“The society which has abolished every kind of adventure makes its own abolition the only possible adventure.” Paris, May 1968


Saturday 13 June 2009

The last refuge of a tired old anarchist?

Not for the first time Ian Bone has put the cat among the pigeons, this time by suggesting that being a bit fond of England does not necessarily make you a raving fascist. He has gone on to make the point that there is still much to admire in the kind of love of country that was expressed during WW2 and epitomised by the writing of George Orwell, Humphrey Jennings' films and Frank Newbould posters. I tend to agree and think that for too long anarchists/progressives/the left have, in an effort to trumpet our (quite correct) internationalism, allowed a simple love of place to be hijacked by the Right.
Those of us who were young in the 60s tended to sneer at the wartime and post-war make do and mend camaraderie of all those seemingly dull people in their demob suits and co-op socialism.
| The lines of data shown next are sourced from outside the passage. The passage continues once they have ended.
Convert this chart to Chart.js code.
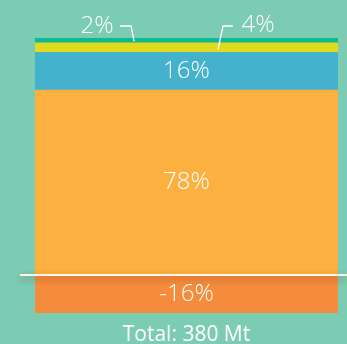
<!DOCTYPE html>
<html>
<head>
<meta charset="utf-8">
<script src="https://cdn.jsdelivr.net/npm/chart.js@4/dist/chart.umd.min.js"></script>
<style>
  html, body { margin: 0; padding: 0; background: #7ccbb3; }
  #wrap { width: 347px; height: 344px; position: relative; }
</style>
</head>
<body>
<div id="wrap"><canvas id="chart01"></canvas></div>
<script>
// share of total, stacked bottom -> top
const categories = ['Total'];
const segmentNames = ['neg', 'main', 'blue', 'yellow', 'green'];
const segmentValues = [-16, 78, 16, 4, 2];
const segmentColors = ['#f58b3c', '#fbb040', '#44b2cd', '#e1d91f', '#0db894'];
const totalLabel = 'Total: 380 Mt';

const FONT = '"Open Sans", "Noto Sans", sans-serif';

const datasets = segmentValues.map((v, i) => ({
    label: segmentNames[i],
    data: [v],
    backgroundColor: segmentColors[i],
    borderWidth: 0,
    categoryPercentage: 1,
    barPercentage: 1,
}));

// labels, callouts, baseline
const labelPlugin = {
    id: 'labelPlugin',
    afterDatasetsDraw(chart) {
        const { ctx } = chart;
        const y = chart.scales.y;
        const metas = chart.data.datasets.map((d, i) => chart.getDatasetMeta(i).data[0]);
        const left = metas[0].x - metas[0].width / 2;
        const w = metas[0].width;
        const cx = metas[0].x;

        // baseline with shadow
        const y0 = y.getPixelForValue(0);
        ctx.save();
        ctx.shadowColor = 'rgba(60,30,0,0.4)';
        ctx.shadowBlur = 7;
        ctx.shadowOffsetY = 3;
        ctx.strokeStyle = '#fdf6ea';
        ctx.lineWidth = 2;
        ctx.beginPath();
        ctx.moveTo(20, y0);
        ctx.lineTo(chart.width, y0);
        ctx.stroke();
        ctx.restore();

        ctx.save();
        ctx.fillStyle = '#ffffff';
        ctx.textAlign = 'center';
        ctx.textBaseline = 'middle';
        ctx.font = `300 24px ${FONT}`;
        // inner labels
        [0, 1, 2].forEach((i) => {
            const m = metas[i];
            ctx.fillText(`${segmentValues[i]}%`, cx, (m.y + m.base) / 2);
        });

        // callouts for thin segments
        const top = y.getPixelForValue(100);
        const ty = top - 12;
        ctx.strokeStyle = '#ffffff';
        ctx.lineWidth = 1.3;
        // green (2%)
        const gm = metas[4];
        const gx = left + w * 0.327;
        ctx.beginPath();
        ctx.moveTo(gx - 14, ty);
        ctx.lineTo(gx - 3, ty);
        ctx.lineTo(gx, (gm.y + gm.base) / 2 + 1);
        ctx.stroke();
        ctx.fillText(`${segmentValues[4]}%`, gx - 37, ty);
        // yellow (4%)
        const ym = metas[3];
        const yx = left + w * 0.604;
        ctx.beginPath();
        ctx.moveTo(yx + 15, ty);
        ctx.lineTo(yx + 5, ty);
        ctx.lineTo(yx, ym.base - 3);
        ctx.stroke();
        ctx.fillText(`${segmentValues[3]}%`, yx + 40, ty - 1);

        // total
        ctx.font = `400 21px ${FONT}`;
        ctx.fillText(totalLabel, cx, 335);
        ctx.restore();
    },
};

const ctx = document.getElementById('chart01').getContext('2d');
const chart = new Chart(ctx, {
    type: 'bar',
    data: { labels: categories, datasets },
    options: {
        responsive: true,
        maintainAspectRatio: false,
        animation: false,
        events: [],
        layout: { padding: { left: 35, right: 9, top: 38, bottom: 31 } },
        plugins: { legend: { display: false }, tooltip: { enabled: false } },
        scales: {
            x: { stacked: true, display: false },
            y: { stacked: true, display: false, min: -16, max: 100 },
        },
    },
    plugins: [labelPlugin],
});
</script>
</body>
</html>
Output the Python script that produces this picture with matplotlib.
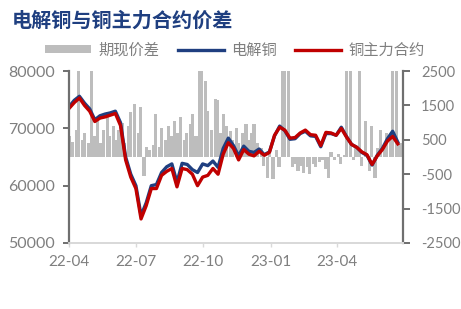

What did they know of rock 'n roll and The Beats? How cool we were, and how ignorant.
The truth is that in wartime England there was not only a love of the old place but a real determination that once the Nazis were beaten there would be no going back to the old world of greed and privilege but the creation of a new kind of society. All right of course it wasn't perfect. The injustice of Empire. The wartime black market. A top down rather than bottom up socialism after the war. We could go on but the fact remains that during the 40s there was a kind of patriotic collectivism that we will be hard pressed to surpass. The message of all that propaganda that Ian was talking about comes down to something that bears repeating today. We can get through this, if we pull together we can get through this and when we do we will build a better future. It is not nationalism and is based on a generosity of spirit that the likes of the BNP would not begin to understand.